Figure scripts
========================================================================

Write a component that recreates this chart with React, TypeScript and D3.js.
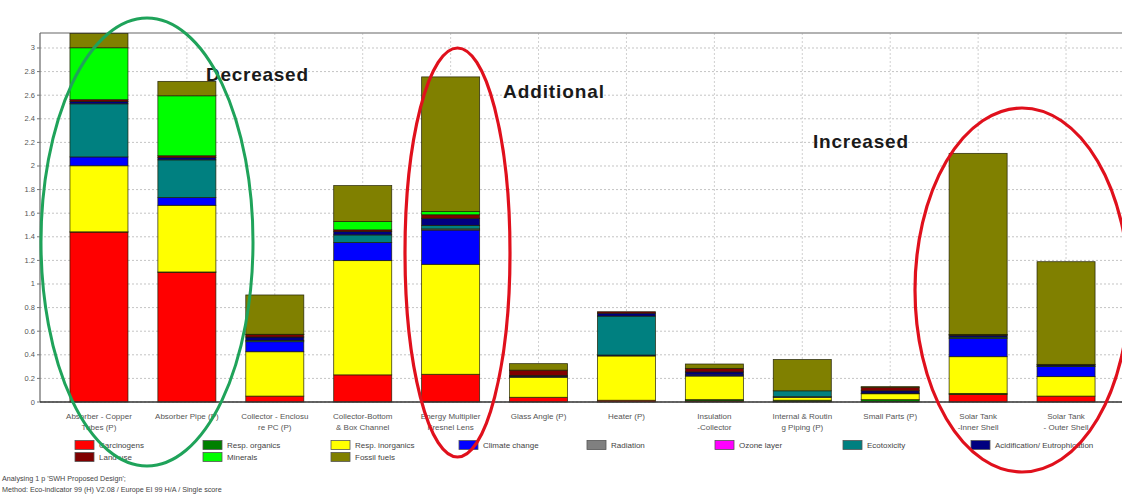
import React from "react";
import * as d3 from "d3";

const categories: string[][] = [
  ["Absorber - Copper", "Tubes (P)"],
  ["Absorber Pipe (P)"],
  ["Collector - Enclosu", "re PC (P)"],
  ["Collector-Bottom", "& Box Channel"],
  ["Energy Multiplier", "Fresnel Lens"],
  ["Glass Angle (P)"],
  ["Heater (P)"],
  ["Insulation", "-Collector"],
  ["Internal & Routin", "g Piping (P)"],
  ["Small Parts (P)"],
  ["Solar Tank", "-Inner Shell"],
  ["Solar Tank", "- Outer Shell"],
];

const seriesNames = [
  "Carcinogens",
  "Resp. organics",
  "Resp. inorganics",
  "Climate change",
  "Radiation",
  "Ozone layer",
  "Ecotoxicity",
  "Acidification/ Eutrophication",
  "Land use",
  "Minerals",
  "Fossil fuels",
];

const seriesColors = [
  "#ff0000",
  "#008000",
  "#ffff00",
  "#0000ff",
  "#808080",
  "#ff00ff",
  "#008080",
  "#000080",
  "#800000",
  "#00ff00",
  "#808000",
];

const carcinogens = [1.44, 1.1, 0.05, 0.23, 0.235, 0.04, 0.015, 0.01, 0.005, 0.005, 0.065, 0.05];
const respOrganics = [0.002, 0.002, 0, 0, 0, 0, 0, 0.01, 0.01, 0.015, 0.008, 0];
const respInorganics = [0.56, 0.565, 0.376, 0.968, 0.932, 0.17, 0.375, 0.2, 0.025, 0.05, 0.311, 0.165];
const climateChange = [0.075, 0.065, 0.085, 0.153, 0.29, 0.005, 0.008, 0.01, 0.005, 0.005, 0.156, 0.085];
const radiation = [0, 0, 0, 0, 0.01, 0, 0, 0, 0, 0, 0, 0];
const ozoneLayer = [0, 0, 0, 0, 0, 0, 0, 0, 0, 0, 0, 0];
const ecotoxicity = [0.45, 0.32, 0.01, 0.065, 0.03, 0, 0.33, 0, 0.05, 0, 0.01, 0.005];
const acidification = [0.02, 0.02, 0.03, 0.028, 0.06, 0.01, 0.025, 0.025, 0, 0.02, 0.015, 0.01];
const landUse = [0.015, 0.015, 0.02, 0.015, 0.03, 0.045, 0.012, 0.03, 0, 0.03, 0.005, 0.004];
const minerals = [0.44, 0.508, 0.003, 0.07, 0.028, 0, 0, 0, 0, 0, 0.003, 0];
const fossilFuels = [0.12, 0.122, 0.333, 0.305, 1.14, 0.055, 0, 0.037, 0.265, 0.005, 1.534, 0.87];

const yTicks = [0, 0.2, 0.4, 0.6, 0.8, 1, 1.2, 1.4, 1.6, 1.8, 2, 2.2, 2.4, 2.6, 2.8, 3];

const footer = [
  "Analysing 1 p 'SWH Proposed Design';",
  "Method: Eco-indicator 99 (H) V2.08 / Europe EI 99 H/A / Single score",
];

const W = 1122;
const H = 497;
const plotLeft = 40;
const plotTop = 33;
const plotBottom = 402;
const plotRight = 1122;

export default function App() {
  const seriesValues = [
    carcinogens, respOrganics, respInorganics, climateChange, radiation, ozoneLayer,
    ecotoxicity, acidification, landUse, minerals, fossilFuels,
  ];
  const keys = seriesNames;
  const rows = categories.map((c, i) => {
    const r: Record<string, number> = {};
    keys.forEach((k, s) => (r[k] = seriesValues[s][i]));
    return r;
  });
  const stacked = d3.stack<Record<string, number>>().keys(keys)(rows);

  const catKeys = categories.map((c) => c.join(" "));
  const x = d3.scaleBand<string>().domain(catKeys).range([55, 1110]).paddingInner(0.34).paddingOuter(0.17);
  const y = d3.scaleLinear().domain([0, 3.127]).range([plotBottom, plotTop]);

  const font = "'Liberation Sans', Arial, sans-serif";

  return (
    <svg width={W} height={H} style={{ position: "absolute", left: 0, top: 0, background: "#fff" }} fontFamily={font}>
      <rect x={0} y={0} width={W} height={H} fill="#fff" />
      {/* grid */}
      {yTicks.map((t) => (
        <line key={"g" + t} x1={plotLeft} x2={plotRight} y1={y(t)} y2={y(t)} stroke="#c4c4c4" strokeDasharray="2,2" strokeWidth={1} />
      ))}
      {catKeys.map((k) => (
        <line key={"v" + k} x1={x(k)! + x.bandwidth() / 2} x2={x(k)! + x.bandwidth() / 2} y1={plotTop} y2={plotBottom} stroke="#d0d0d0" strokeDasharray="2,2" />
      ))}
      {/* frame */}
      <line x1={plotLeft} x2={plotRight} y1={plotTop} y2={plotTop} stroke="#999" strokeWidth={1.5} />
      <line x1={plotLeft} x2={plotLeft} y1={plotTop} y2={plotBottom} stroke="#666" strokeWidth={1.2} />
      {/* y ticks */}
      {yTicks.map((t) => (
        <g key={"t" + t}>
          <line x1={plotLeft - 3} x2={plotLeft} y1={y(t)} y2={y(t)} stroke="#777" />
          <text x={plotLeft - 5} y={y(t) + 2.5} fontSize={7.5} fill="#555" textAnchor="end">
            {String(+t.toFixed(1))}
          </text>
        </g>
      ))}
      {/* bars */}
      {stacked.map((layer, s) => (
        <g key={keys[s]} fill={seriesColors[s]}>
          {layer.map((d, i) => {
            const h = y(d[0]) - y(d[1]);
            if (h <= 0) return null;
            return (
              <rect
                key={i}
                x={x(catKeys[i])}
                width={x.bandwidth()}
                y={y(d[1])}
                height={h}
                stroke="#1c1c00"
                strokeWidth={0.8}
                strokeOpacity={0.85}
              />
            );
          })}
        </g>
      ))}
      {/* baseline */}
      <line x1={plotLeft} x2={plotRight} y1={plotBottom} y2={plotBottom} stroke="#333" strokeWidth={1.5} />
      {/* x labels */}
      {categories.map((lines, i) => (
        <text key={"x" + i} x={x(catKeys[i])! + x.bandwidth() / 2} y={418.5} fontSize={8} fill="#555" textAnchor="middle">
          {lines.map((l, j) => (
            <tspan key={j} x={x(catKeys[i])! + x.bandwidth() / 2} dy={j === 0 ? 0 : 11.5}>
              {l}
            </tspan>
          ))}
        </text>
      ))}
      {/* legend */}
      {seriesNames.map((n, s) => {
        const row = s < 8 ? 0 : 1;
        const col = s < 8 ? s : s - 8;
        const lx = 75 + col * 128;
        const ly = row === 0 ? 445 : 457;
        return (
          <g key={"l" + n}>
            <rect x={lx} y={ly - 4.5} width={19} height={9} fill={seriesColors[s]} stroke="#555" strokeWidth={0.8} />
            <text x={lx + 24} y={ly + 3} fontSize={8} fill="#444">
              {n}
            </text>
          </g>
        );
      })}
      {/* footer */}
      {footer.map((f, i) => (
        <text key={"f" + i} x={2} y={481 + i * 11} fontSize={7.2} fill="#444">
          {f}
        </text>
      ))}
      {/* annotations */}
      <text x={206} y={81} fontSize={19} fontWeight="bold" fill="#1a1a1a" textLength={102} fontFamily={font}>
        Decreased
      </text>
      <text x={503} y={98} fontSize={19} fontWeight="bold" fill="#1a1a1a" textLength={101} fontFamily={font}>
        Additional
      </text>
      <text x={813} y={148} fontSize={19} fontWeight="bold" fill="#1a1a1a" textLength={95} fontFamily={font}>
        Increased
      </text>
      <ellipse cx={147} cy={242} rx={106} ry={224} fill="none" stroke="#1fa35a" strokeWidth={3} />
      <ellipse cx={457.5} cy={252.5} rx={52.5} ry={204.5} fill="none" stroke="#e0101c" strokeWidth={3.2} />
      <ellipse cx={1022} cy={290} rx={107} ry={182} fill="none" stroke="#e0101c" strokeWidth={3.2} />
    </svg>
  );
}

========================================================================

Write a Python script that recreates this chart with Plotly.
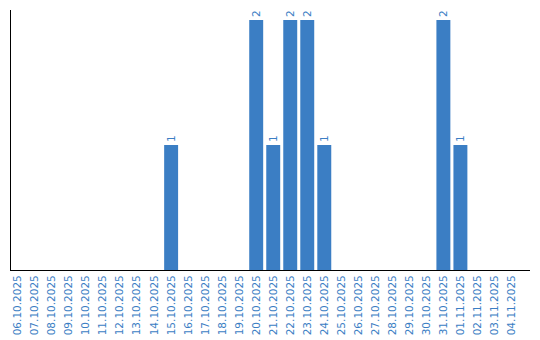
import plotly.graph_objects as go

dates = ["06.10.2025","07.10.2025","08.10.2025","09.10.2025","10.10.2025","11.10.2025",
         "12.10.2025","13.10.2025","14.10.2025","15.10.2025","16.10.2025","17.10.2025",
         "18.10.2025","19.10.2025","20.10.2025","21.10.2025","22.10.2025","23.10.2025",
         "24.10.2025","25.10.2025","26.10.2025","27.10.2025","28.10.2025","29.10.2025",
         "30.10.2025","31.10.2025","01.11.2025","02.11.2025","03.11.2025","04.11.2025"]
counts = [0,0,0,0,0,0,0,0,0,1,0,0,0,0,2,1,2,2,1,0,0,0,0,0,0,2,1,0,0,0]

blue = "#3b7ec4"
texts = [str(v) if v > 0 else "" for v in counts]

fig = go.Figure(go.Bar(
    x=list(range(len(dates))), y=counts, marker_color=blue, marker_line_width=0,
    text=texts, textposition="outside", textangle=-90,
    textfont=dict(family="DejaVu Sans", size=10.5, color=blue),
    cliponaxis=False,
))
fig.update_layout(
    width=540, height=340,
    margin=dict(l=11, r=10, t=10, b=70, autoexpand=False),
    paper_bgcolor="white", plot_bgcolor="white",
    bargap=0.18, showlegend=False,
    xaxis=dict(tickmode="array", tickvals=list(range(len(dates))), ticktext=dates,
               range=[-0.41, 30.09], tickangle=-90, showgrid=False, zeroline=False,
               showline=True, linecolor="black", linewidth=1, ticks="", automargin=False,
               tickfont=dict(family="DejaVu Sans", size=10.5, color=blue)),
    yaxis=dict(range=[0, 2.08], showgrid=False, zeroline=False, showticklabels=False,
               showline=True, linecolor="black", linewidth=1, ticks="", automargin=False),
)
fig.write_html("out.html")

========================================================================

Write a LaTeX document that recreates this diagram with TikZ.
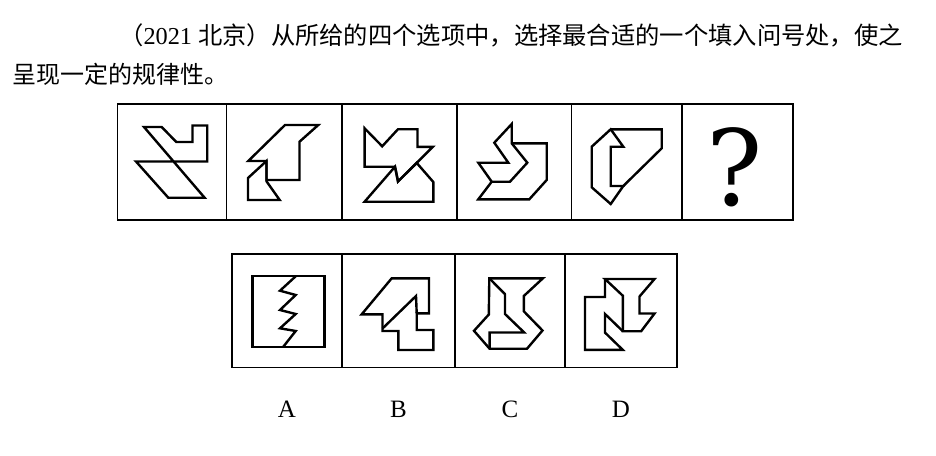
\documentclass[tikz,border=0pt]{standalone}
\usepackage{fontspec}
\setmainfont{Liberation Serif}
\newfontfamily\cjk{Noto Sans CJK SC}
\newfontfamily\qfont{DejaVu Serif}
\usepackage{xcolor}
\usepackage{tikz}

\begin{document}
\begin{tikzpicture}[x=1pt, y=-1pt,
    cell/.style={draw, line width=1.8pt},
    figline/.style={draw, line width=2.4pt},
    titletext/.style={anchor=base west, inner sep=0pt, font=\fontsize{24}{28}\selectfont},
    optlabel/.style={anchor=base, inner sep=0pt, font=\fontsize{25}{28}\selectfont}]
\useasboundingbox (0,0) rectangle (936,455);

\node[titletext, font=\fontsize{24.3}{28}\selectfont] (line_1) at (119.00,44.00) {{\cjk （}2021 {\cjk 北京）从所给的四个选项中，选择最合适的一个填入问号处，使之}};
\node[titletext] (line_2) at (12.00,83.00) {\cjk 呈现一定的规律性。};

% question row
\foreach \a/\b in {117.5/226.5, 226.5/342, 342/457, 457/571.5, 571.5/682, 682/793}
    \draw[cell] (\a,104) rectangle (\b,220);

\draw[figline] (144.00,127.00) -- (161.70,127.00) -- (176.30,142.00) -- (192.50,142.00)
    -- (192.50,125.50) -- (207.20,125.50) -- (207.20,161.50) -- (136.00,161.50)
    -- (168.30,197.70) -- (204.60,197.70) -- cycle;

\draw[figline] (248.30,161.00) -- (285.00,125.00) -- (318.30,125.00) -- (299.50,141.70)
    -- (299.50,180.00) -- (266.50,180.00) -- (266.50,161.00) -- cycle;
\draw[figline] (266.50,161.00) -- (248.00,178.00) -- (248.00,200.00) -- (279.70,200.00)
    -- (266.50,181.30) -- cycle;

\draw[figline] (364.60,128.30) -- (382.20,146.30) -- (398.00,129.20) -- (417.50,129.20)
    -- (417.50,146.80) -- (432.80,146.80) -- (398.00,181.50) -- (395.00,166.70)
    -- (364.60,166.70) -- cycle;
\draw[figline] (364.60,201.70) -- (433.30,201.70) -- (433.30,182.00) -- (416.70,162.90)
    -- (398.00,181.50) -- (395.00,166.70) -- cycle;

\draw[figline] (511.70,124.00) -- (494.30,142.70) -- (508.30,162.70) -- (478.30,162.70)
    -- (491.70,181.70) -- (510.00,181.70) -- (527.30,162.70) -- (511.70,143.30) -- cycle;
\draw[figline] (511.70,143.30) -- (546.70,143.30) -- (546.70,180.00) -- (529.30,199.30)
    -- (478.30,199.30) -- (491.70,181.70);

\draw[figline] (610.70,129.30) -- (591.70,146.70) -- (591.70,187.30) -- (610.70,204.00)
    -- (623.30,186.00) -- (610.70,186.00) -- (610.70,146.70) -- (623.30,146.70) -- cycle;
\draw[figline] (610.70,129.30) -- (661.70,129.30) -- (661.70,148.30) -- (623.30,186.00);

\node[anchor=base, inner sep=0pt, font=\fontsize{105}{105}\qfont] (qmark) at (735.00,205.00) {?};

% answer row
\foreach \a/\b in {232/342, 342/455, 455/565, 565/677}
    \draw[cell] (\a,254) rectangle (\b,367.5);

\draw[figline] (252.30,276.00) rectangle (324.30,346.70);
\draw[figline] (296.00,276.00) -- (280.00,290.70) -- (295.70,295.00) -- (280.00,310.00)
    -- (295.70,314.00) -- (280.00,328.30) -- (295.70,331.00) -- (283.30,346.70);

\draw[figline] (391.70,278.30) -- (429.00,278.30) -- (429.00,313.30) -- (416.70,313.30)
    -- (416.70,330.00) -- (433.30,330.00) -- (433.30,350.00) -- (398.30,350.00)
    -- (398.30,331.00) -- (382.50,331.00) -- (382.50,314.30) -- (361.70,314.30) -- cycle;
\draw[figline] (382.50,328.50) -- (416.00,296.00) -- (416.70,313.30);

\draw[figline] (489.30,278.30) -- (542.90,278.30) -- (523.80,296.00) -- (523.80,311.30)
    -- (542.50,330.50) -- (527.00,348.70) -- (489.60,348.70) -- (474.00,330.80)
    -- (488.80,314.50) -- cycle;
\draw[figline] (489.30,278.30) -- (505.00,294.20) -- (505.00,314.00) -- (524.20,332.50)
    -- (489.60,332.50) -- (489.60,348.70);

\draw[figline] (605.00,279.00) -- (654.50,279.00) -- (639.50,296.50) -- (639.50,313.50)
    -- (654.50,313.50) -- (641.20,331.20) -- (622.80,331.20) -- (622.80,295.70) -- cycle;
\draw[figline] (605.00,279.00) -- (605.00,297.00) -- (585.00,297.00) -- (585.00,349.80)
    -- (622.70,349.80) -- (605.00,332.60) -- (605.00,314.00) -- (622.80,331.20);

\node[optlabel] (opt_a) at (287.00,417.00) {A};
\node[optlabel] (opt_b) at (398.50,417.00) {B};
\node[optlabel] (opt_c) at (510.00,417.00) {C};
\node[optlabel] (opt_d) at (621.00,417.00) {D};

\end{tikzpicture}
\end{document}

========================================================================

Would you restate, exactly and with no pictures, the lines of the entries above from the one containing "Write a component" through the one containing "2.6, 2.8, 3];"?

Write a component that recreates this chart with React, TypeScript and D3.js.
import React from "react";
import * as d3 from "d3";

const categories: string[][] = [
  ["Absorber - Copper", "Tubes (P)"],
  ["Absorber Pipe (P)"],
  ["Collector - Enclosu", "re PC (P)"],
  ["Collector-Bottom", "& Box Channel"],
  ["Energy Multiplier", "Fresnel Lens"],
  ["Glass Angle (P)"],
  ["Heater (P)"],
  ["Insulation", "-Collector"],
  ["Internal & Routin", "g Piping (P)"],
  ["Small Parts (P)"],
  ["Solar Tank", "-Inner Shell"],
  ["Solar Tank", "- Outer Shell"],
];

const seriesNames = [
  "Carcinogens",
  "Resp. organics",
  "Resp. inorganics",
  "Climate change",
  "Radiation",
  "Ozone layer",
  "Ecotoxicity",
  "Acidification/ Eutrophication",
  "Land use",
  "Minerals",
  "Fossil fuels",
];

const seriesColors = [
  "#ff0000",
  "#008000",
  "#ffff00",
  "#0000ff",
  "#808080",
  "#ff00ff",
  "#008080",
  "#000080",
  "#800000",
  "#00ff00",
  "#808000",
];

const carcinogens = [1.44, 1.1, 0.05, 0.23, 0.235, 0.04, 0.015, 0.01, 0.005, 0.005, 0.065, 0.05];
const respOrganics = [0.002, 0.002, 0, 0, 0, 0, 0, 0.01, 0.01, 0.015, 0.008, 0];
const respInorganics = [0.56, 0.565, 0.376, 0.968, 0.932, 0.17, 0.375, 0.2, 0.025, 0.05, 0.311, 0.165];
const climateChange = [0.075, 0.065, 0.085, 0.153, 0.29, 0.005, 0.008, 0.01, 0.005, 0.005, 0.156, 0.085];
const radiation = [0, 0, 0, 0, 0.01, 0, 0, 0, 0, 0, 0, 0];
const ozoneLayer = [0, 0, 0, 0, 0, 0, 0, 0, 0, 0, 0, 0];
const ecotoxicity = [0.45, 0.32, 0.01, 0.065, 0.03, 0, 0.33, 0, 0.05, 0, 0.01, 0.005];
const acidification = [0.02, 0.02, 0.03, 0.028, 0.06, 0.01, 0.025, 0.025, 0, 0.02, 0.015, 0.01];
const landUse = [0.015, 0.015, 0.02, 0.015, 0.03, 0.045, 0.012, 0.03, 0, 0.03, 0.005, 0.004];
const minerals = [0.44, 0.508, 0.003, 0.07, 0.028, 0, 0, 0, 0, 0, 0.003, 0];
const fossilFuels = [0.12, 0.122, 0.333, 0.305, 1.14, 0.055, 0, 0.037, 0.265, 0.005, 1.534, 0.87];

const yTicks = [0, 0.2, 0.4, 0.6, 0.8, 1, 1.2, 1.4, 1.6, 1.8, 2, 2.2, 2.4, 2.6, 2.8, 3];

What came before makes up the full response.